District Contribution Rate. The CalSTRS funding plan set the district contribution rate in law through 2020-21. Under the statutory schedule, the district rate will increase from 14.4 percent of salary in 2017-18 to 16.3 percent in 2018-19, an increase of 1.9 percentage points. By 2020-21, the district rate is set to reach 19.1 percent. After 2020-21, CalSTRS can increase or decrease the rate by up to 1 percentage point per year, though the total district rate cannot exceed 20.25 percent. Under CalSTRS’ current projections, the district rate would decrease after 2020-21, dropping 1 percentage point over the two subsequent years. For 2022-23 and beyond, the rate would be 18.1 percent of salary. (We note that future rates will differ from CalSTRS’ current projections. If payroll grows more slowly than assumed—for example, due to a recession—the rate could reach the 20.25 percent maximum.)

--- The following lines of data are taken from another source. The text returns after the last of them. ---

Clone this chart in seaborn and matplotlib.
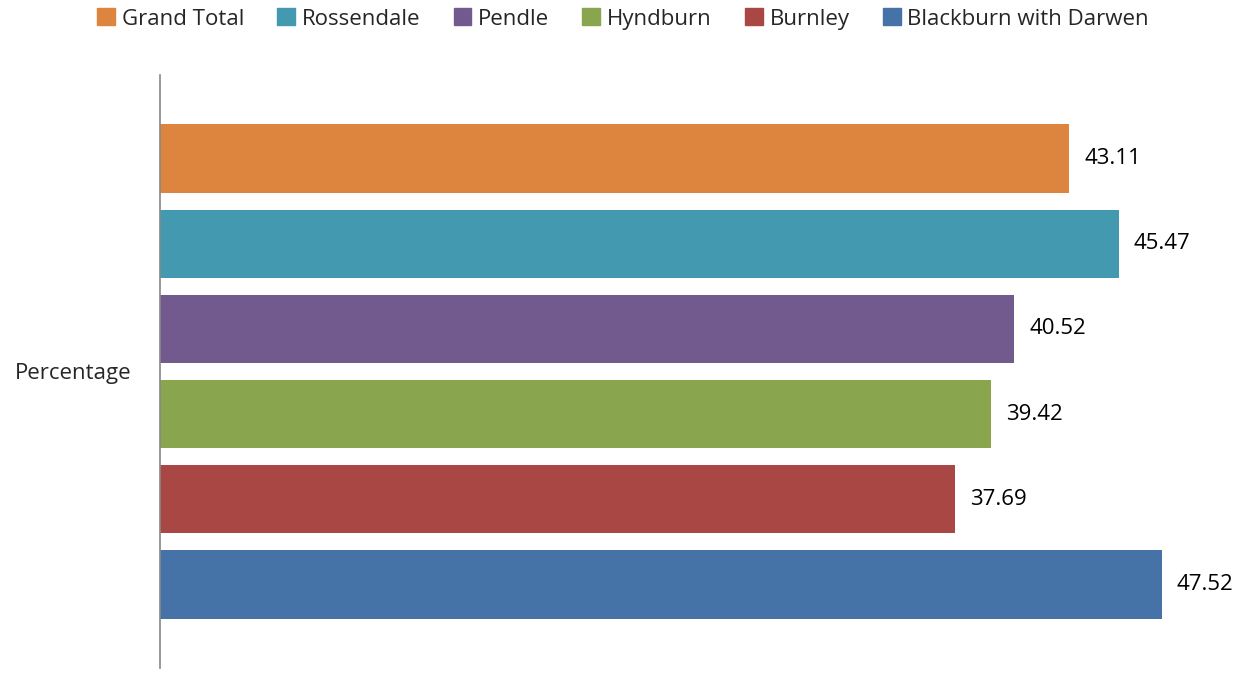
import pandas as pd
import seaborn as sns
import matplotlib.pyplot as plt

# chart data
series = ['Grand Total', 'Rossendale', 'Pendle', 'Hyndburn', 'Burnley', 'Blackburn with Darwen']
values = [43.11, 45.47, 40.52, 39.42, 37.69, 47.52]
colors = ['#DD843F', '#4299B0', '#725A8E', '#89A54E', '#A94745', '#4573A7']
category = 'Percentage'

df = pd.DataFrame({'series': series, 'value': values, 'cat': [category] * len(series)})

sns.set_style('white')
plt.rcParams['font.family'] = ['Open Sans', 'DejaVu Sans']

fig = plt.figure(figsize=(12.38, 6.94), dpi=100)
ax = fig.add_axes([160 / 1238, 1 - 668 / 694, (1214 - 160) / 1238, (668 - 75) / 694])

sns.barplot(data=df, x='value', y='cat', hue='series', orient='h',
            palette=colors, hue_order=series, width=0.862, gap=0.2,
            saturation=1, linewidth=0, ax=ax, legend=True)

ax.set_xlim(0, 50)
ax.set_ylim(0.5, -0.5)

for cont in ax.containers:
    ax.bar_label(cont, fmt='%.2f', padding=11, fontsize=16, color='black')

ax.set_xlabel('')
ax.set_ylabel('')
ax.set_xticks([])
ax.set_yticks([])
for s in ['top', 'right', 'bottom']:
    ax.spines[s].set_visible(False)
ax.spines['left'].set_color('#888888')
ax.spines['left'].set_linewidth(1.2)

fig.text(73 / 1238, 1 - 374 / 694, category, fontsize=16, ha='center', va='center')

ax.legend_.remove()
handles = [plt.Rectangle((0, 0), 1, 1, color=c) for c in colors]
fig.legend(handles, series, loc='center', bbox_to_anchor=(623 / 1238, 1 - 19 / 694),
           ncol=6, frameon=False, fontsize=16, handlelength=0.8, handleheight=0.8,
           handletextpad=0.3, columnspacing=1.5, borderaxespad=0)

fig.savefig('out.png', dpi=100)
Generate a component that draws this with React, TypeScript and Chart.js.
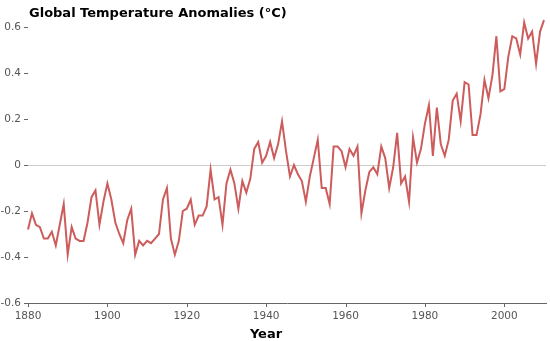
import React, { useEffect, useRef } from 'react';
import { Chart, registerables } from 'chart.js';

Chart.register(...registerables);

const chartTitle = 'Global Temperature Anomalies (°C)';
const xAxisTitle = 'Year';

const years = [
  1880, 1881, 1882, 1883, 1884, 1885, 1886, 1887, 1888, 1889,
  1890, 1891, 1892, 1893, 1894, 1895, 1896, 1897, 1898, 1899,
  1900, 1901, 1902, 1903, 1904, 1905, 1906, 1907, 1908, 1909,
  1910, 1911, 1912, 1913, 1914, 1915, 1916, 1917, 1918, 1919,
  1920, 1921, 1922, 1923, 1924, 1925, 1926, 1927, 1928, 1929,
  1930, 1931, 1932, 1933, 1934, 1935, 1936, 1937, 1938, 1939,
  1940, 1941, 1942, 1943, 1944, 1945, 1946, 1947, 1948, 1949,
  1950, 1951, 1952, 1953, 1954, 1955, 1956, 1957, 1958, 1959,
  1960, 1961, 1962, 1963, 1964, 1965, 1966, 1967, 1968, 1969,
  1970, 1971, 1972, 1973, 1974, 1975, 1976, 1977, 1978, 1979,
  1980, 1981, 1982, 1983, 1984, 1985, 1986, 1987, 1988, 1989,
  1990, 1991, 1992, 1993, 1994, 1995, 1996, 1997, 1998, 1999,
  2000, 2001, 2002, 2003, 2004, 2005, 2006, 2007, 2008, 2009,
  2010,
];

const anomalies = [
  -0.28, -0.21, -0.26, -0.27, -0.32, -0.32, -0.29, -0.35, -0.26, -0.17,
  -0.39, -0.27, -0.32, -0.33, -0.33, -0.25, -0.14, -0.11, -0.26, -0.16,
  -0.08, -0.15, -0.25, -0.30, -0.34, -0.24, -0.19, -0.39, -0.33, -0.35,
  -0.33, -0.34, -0.32, -0.30, -0.15, -0.10, -0.32, -0.39, -0.33, -0.20,
  -0.19, -0.15, -0.26, -0.22, -0.22, -0.18, -0.02, -0.15, -0.14, -0.26,
  -0.08, -0.02, -0.08, -0.19, -0.07, -0.12, -0.06, 0.07, 0.10, 0.01,
  0.04, 0.10, 0.03, 0.09, 0.19, 0.06, -0.05, 0.00, -0.04, -0.07,
  -0.16, -0.05, 0.03, 0.11, -0.10, -0.10, -0.17, 0.08, 0.08, 0.06,
  -0.01, 0.07, 0.04, 0.08, -0.21, -0.11, -0.03, -0.01, -0.04, 0.08,
  0.03, -0.10, -0.01, 0.14, -0.08, -0.05, -0.16, 0.12, 0.01, 0.07,
  0.18, 0.26, 0.04, 0.25, 0.09, 0.04, 0.11, 0.28, 0.31, 0.19,
  0.36, 0.35, 0.13, 0.13, 0.22, 0.37, 0.29, 0.39, 0.56, 0.32,
  0.33, 0.47, 0.56, 0.55, 0.48, 0.62, 0.55, 0.58, 0.44, 0.58,
  0.63,
];

const xTickValues = [1880, 1900, 1920, 1940, 1960, 1980, 2000];
const yTickValues = [-0.6, -0.4, -0.2, 0, 0.2, 0.4, 0.6];

const FONT = '"DejaVu Sans", Verdana, sans-serif';

const textPlugin = {
  id: 'textPlugin',
  afterDraw(chart: any) {
    const ctx = chart.ctx;
    ctx.save();
    ctx.fillStyle = '#000';
    ctx.textBaseline = 'alphabetic';
    ctx.font = `bold 13px ${FONT}`;
    ctx.textAlign = 'left';
    ctx.fillText(chartTitle, 29, 17);
    ctx.textAlign = 'center';
    ctx.fillText(xAxisTitle, 266, 338);
    ctx.restore();
  },
};

const tickMarkPlugin = {
  id: 'tickMarkPlugin',
  afterDraw(chart: any) {
    const ctx = chart.ctx;
    const xs = chart.scales.x;
    const ys = chart.scales.y;
    const area = chart.chartArea;
    ctx.save();
    ctx.strokeStyle = '#666';
    ctx.lineWidth = 1;
    ctx.beginPath();
    yTickValues.forEach((v) => {
      const py = Math.round(ys.getPixelForValue(v)) + 0.5;
      ctx.moveTo(area.left - 4, py);
      ctx.lineTo(area.left, py);
    });
    xTickValues.forEach((v) => {
      const px = Math.round(xs.getPixelForValue(v)) + 0.5;
      ctx.moveTo(px, area.bottom);
      ctx.lineTo(px, area.bottom + 4);
    });
    ctx.stroke();
    ctx.restore();
  },
};

export default function App() {
  const canvasRef = useRef<HTMLCanvasElement | null>(null);

  useEffect(() => {
    const canvas = canvasRef.current;
    if (!canvas) return;
    const chart = new Chart(canvas, {
      type: 'line',
      data: {
        datasets: [
          {
            data: years.map((y, i) => ({ x: y, y: anomalies[i] })),
            borderColor: '#cd5c5c',
            borderWidth: 2,
            pointRadius: 0,
            tension: 0,
            fill: false,
            clip: false,
          },
        ],
      },
      options: {
        animation: false,
        responsive: false,
        devicePixelRatio: 1,
        layout: { padding: { left: 0, right: 4, top: 27, bottom: 18 } },
        plugins: {
          legend: { display: false },
          tooltip: { enabled: false },
          title: { display: false },
        },
        scales: {
          x: {
            type: 'linear',
            min: 1880,
            max: 2010.5,
            afterBuildTicks: (scale: any) => {
              scale.ticks = xTickValues.map((v) => ({ value: v }));
            },
            afterFit: (scale: any) => {
              scale.height = 20;
            },
            border: { display: true, color: '#666', width: 1 },
            grid: {
              drawOnChartArea: false,
              drawTicks: true,
              tickLength: 4,
              tickColor: 'rgba(0,0,0,0)',
            },
            ticks: {
              padding: 3,
              color: '#555',
              font: { family: FONT, size: 10.5 },
              maxRotation: 0,
              callback: (v: any) => String(v),
            },
          },
          y: {
            type: 'linear',
            min: -0.6,
            max: 0.6,
            afterBuildTicks: (scale: any) => {
              scale.ticks = yTickValues.map((v) => ({ value: v }));
            },
            afterFit: (scale: any) => {
              scale.width = 28;
            },
            border: { display: false },
            grid: {
              drawOnChartArea: true,
              drawTicks: true,
              tickLength: 4,
              color: (c: any) => (c.tick && Math.abs(c.tick.value) < 1e-9 ? '#cccccc' : 'rgba(0,0,0,0)'),
              tickColor: 'rgba(0,0,0,0)',
            },
            ticks: {
              padding: 3,
              color: '#555',
              font: { family: FONT, size: 10.5 },
              callback: (v: any) => {
                const n = Math.round(Number(v) * 10) / 10;
                return n === 0 ? '0' : String(n);
              },
            },
          },
        },
      },
      plugins: [textPlugin, tickMarkPlugin],
    });
    return () => chart.destroy();
  }, []);

  return (
    <div style={{ position: 'fixed', left: 0, top: 0, width: 550, height: 341, background: '#fff' }}>
      <canvas ref={canvasRef} width={550} height={341} style={{ display: 'block', width: 550, height: 341 }} />
    </div>
  );
}
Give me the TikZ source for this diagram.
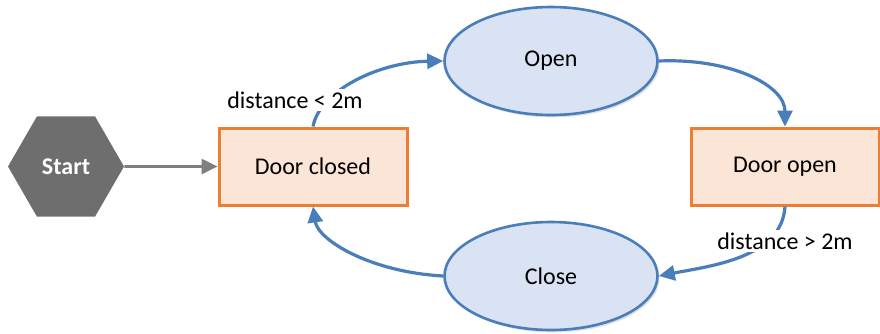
\documentclass[tikz,border=0pt]{standalone}
\usepackage{fontspec}
\setmainfont{Carlito}
\usetikzlibrary{shapes.geometric,arrows.meta,shadows}
\definecolor{hexgray}{HTML}{6E6E6E}
\definecolor{linkgray}{HTML}{7F7F7F}
\definecolor{stateedge}{HTML}{ED7D31}
\definecolor{statefill}{HTML}{FBE5D6}
\definecolor{actedge}{HTML}{4A7EBB}
\definecolor{actfill}{HTML}{DAE3F3}
\begin{document}
\begin{tikzpicture}[x=0.5pt,y=-0.5pt,
  font=\fontsize{12}{14}\selectfont,
  softshadow/.style={drop shadow={opacity=0.25,shadow xshift=1pt,shadow yshift=-1.2pt}},
  startnode/.style={regular polygon,regular polygon sides=6,minimum size=58pt,
    inner sep=0pt,fill=hexgray,text=white,font=\fontsize{12}{14}\selectfont\bfseries},
  statebox/.style={rectangle,draw=stateedge,fill=statefill,line width=1.5pt,
    minimum width=94pt,minimum height=38.5pt,softshadow},
  action/.style={ellipse,draw=actedge,fill=actfill,line width=1.3pt,
    minimum width=106.5pt,minimum height=54pt,softshadow},
  flow/.style={draw=actedge,line width=1.6pt,-{Triangle[length=8pt,width=7.5pt]}},
  feed/.style={draw=linkgray,line width=1.3pt,-{Triangle[length=8pt,width=7.5pt]}},
  guard/.style={fill=white,inner sep=1.5pt}]
\useasboundingbox (0,0) rectangle (880,333);

% states, actions and the entry point
\node[startnode] (st) at (66,166.5) {Start};
\node[statebox] (dc) at (313,166.5) {Door closed};
\node[statebox] (do) at (785,166.5) {Door open};
\node[action] (op) at (551,61) {Open};
\node[action] (cl) at (551,276) {Close};

% transitions
\draw[feed] (st.east) -- (dc.west);
\draw[flow] (dc.north) .. controls (320,90) and (380,62) .. (op.west);
\draw[flow] (op.east) .. controls (730,58) and (785,85) .. (do.north);
\draw[flow] (do.south) .. controls (782,258) and (710,266) .. (cl.east);
\draw[flow] (cl.west) .. controls (370,272) and (318,240) .. (dc.south);

% guard conditions
\node[guard] (g1) at (295,100) {distance < 2m};
\node[guard] (g2) at (785,241) {distance > 2m};
\end{tikzpicture}
\end{document}
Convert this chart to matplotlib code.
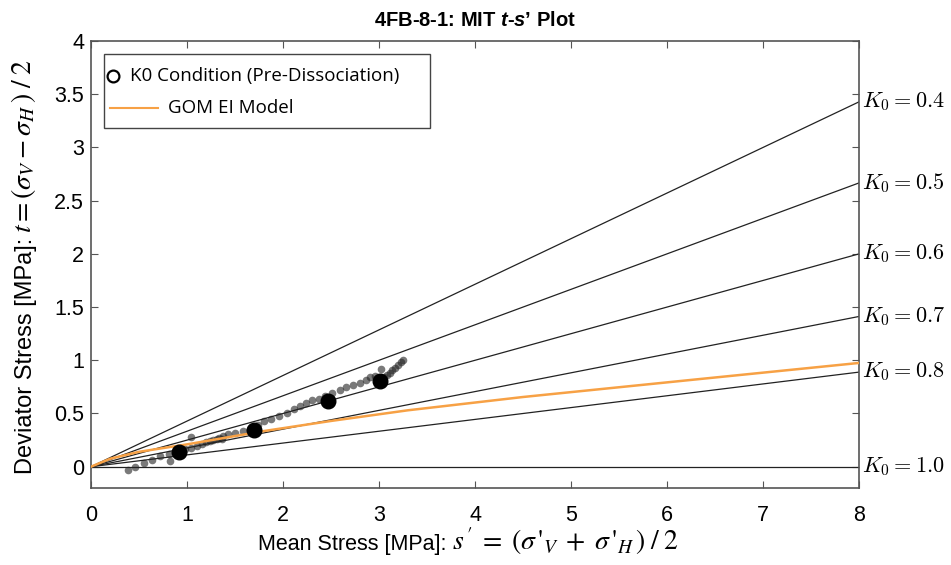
import numpy as np
import matplotlib
matplotlib.use("Agg")
from matplotlib import pyplot as plt
from matplotlib.lines import Line2D
from matplotlib.patches import Rectangle

plt.rcParams["font.family"] = ["Liberation Sans", "DejaVu Sans"]
plt.rcParams["mathtext.fontset"] = "custom"
plt.rcParams["mathtext.it"] = "Liberation Sans:italic:bold"
plt.rcParams["mathtext.rm"] = "Liberation Sans:bold"

# K0 reference lines
k0_values = [0.4, 0.5, 0.6, 0.7, 0.8, 1.0]
k0_labels = ["0.4", "0.5", "0.6", "0.7", "0.8", "1.0"]

# K0 condition points (pre-dissociation)
k0_s = [0.92, 1.70, 2.47, 3.01]
k0_t = [0.134, 0.345, 0.613, 0.805]

# GOM EI model curve
gom_s = [0.0, 0.2, 0.5, 1.0, 1.8, 2.5, 3.3, 4.5, 6.3, 8.0]
gom_t = [0.0, 0.075, 0.14, 0.21, 0.335, 0.43, 0.53, 0.655, 0.82, 0.975]

# measured test path (grey dots)
path_s = [0.39, 0.46, 0.55, 0.64, 0.72, 0.81, 0.82, 0.90, 0.98, 1.04, 1.04, 1.10,
          1.16, 1.20, 1.24, 1.27, 1.31, 1.33, 1.36, 1.38, 1.43, 1.50, 1.58, 1.66,
          1.74, 1.80, 1.88, 1.96, 2.04, 2.11, 2.18, 2.24, 2.30, 2.37, 2.44, 2.51,
          2.59, 2.66, 2.73, 2.80, 2.86, 2.91, 2.96, 3.02, 3.05, 3.08, 3.11, 3.14,
          3.17, 3.20, 3.23, 3.25]
path_t = [-0.035, -0.007, 0.035, 0.066, 0.097, 0.122, 0.05, 0.15, 0.17, 0.175, 0.28, 0.197,
          0.215, 0.228, 0.24, 0.247, 0.26, 0.27, 0.265, 0.285, 0.31, 0.32, 0.331, 0.354,
          0.39, 0.425, 0.45, 0.475, 0.504, 0.54, 0.573, 0.60, 0.623, 0.64, 0.66, 0.69,
          0.72, 0.75, 0.77, 0.79, 0.815, 0.84, 0.85, 0.917, 0.84, 0.86, 0.88, 0.905,
          0.93, 0.955, 0.98, 1.005]

legend_labels = ["K0 Condition (Pre-Dissociation)", "GOM EI Model"]
orange = "#F7A145"

W, H = 951, 565
fig = plt.figure(figsize=(W / 100, H / 100), dpi=100)
ax = fig.add_axes([0.0957, 0.1363, 0.8076, 0.7911])

s_line = np.array([0.0, 8.0])
for k0, lab in zip(k0_values, k0_labels):
    slope = (1 - k0) / (1 + k0)
    ax.plot(s_line, slope * s_line, color="#222222", lw=0.9, zorder=2)
    ax.text(8.03, slope * 8.0, r"$K_0 = " + lab + "$", math_fontfamily="cm",
            fontsize=16, va="center", ha="left", clip_on=False)

ax.plot(path_s, path_t, "o", color="#222222", alpha=0.6, ms=5.5, mec="none", zorder=3)
ax.plot(gom_s, gom_t, color=orange, lw=1.8, zorder=4)
ax.plot(k0_s, k0_t, "o", color="black", ms=10.5, zorder=5)

ax.set_xlim(0, 8)
ax.set_ylim(-0.2, 4)
ax.set_xticks(range(0, 9))
yt = np.arange(0, 4.01, 0.5)
ax.set_yticks(yt)
ax.set_yticklabels(["%g" % v for v in yt])
ax.tick_params(direction="in", top=True, right=True, labelsize=15.5, length=5,
               color="#555555")
ax.tick_params(axis="x", pad=12)
ax.tick_params(axis="y", pad=5)
for sp in ax.spines.values():
    sp.set_color("#555555")
    sp.set_linewidth(1.2)

# axis labels: plain text part and larger serif maths part
fig.text(447 / W, 1 - 550 / H, "Mean Stress [MPa]:", fontsize=15.5, ha="right",
         va="baseline")
fig.text(452 / W, 1 - 550 / H,
         r"$s\,'\;=\;(\sigma\,'_V\;+\;\sigma\,'_H\,)\;/\;2$",
         fontsize=20, ha="left", va="baseline", math_fontfamily="stix")
fig.text(26 / W, 1 - 238 / H, "Deviator Stress [MPa]:", fontsize=17, rotation=90,
         ha="center", va="top")
fig.text(24 / W, 1 - 233 / H, r"$t = (\sigma_V - \sigma_H\,)\;/\;2$", fontsize=20,
         rotation=90, ha="center", va="bottom", math_fontfamily="stix")

ax.set_title(r"4FB-8-1: MIT $t$-$s$’ Plot", fontsize=14.5, fontweight="bold", pad=11)

# legend box
tr = ax.transAxes
ax.add_patch(Rectangle((0.0169, 0.805), 0.424, 0.166, transform=tr, facecolor="white",
                       edgecolor="#444444", lw=1.0, zorder=6))
ax.add_line(Line2D([0.0286], [0.922], transform=tr, marker="o", ls="none", mfc="white",
                   mec="black", mew=1.6, ms=8.5, zorder=7))
ax.add_line(Line2D([0.0247, 0.0872], [0.850, 0.850], transform=tr, color=orange,
                   lw=1.5, zorder=7))
ax.text(0.0508, 0.922, legend_labels[0], transform=tr, va="center", ha="left",
        family="Open Sans", fontsize=13.5, zorder=7)
ax.text(0.1003, 0.850, legend_labels[1], transform=tr, va="center", ha="left",
        family="Open Sans", fontsize=13.5, zorder=7)

fig.savefig("out.png", dpi=100)
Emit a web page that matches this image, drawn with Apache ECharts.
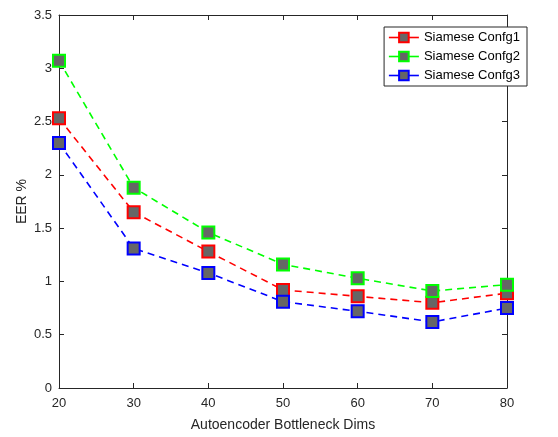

Employee Contribution Rate. The Public Employees’ Pension Reform Act (PEPRA) requires employees hired after January 1, 2013 to pay half of the “normal cost” of their pension benefits. (The normal cost is an estimate of the annual contribution required to fully fund the pension benefits an employee earns during the year. It excludes costs for paying down unfunded liabilities.) Due primarily to the assumption of lower investment returns, CalSTRS’s estimate of normal cost has increased. As a result, the contribution rate for PEPRA employees is increasing from 9.2 percent in 2017-18 to 10.2 percent in 2018-19. Absent future changes in the investment return and other assumptions, PEPRA employees’ contribution rates will tend to remain more stable than the district and state rates. Compared to PEPRA employees, the rate for employees hired prior to January 1, 2013 is remaining flat at 10.3 percent. The rate for these classic employees is fixed in law (at 10.3 percent) rather than being tied to an estimate of normal cost.

State Contribution Rate. The state’s share of the unfunded liability has more than doubled in recent years, growing from $15 billion as of June 30, 2015 to over $35 billion as of June 30, 2017. To pay off the unfunded liability by the mid-2040s target date, the state rate would have to increase by over 2 percentage points in 2018-19. State law, however, limits the annual allowable increase in the state rate to 0.5 percentage point. Accordingly, the CalSTRS board approved a 0.5 percentage point increase in the state contribution rate for 2018-19, bringing the total state rate to 9.6 percent. (The 2018-19 Budget Act accounted for this rate increase and made the associated appropriation.) Because of the rate adjustment limit in state law, CalSTRS projects that the state rate will continue increasing by 0.5 percentage point each year through 2023-24. (Given the state’s share of the unfunded liability is relatively volatile, the state’s future contribution rate could differ substantially from this year’s projection.)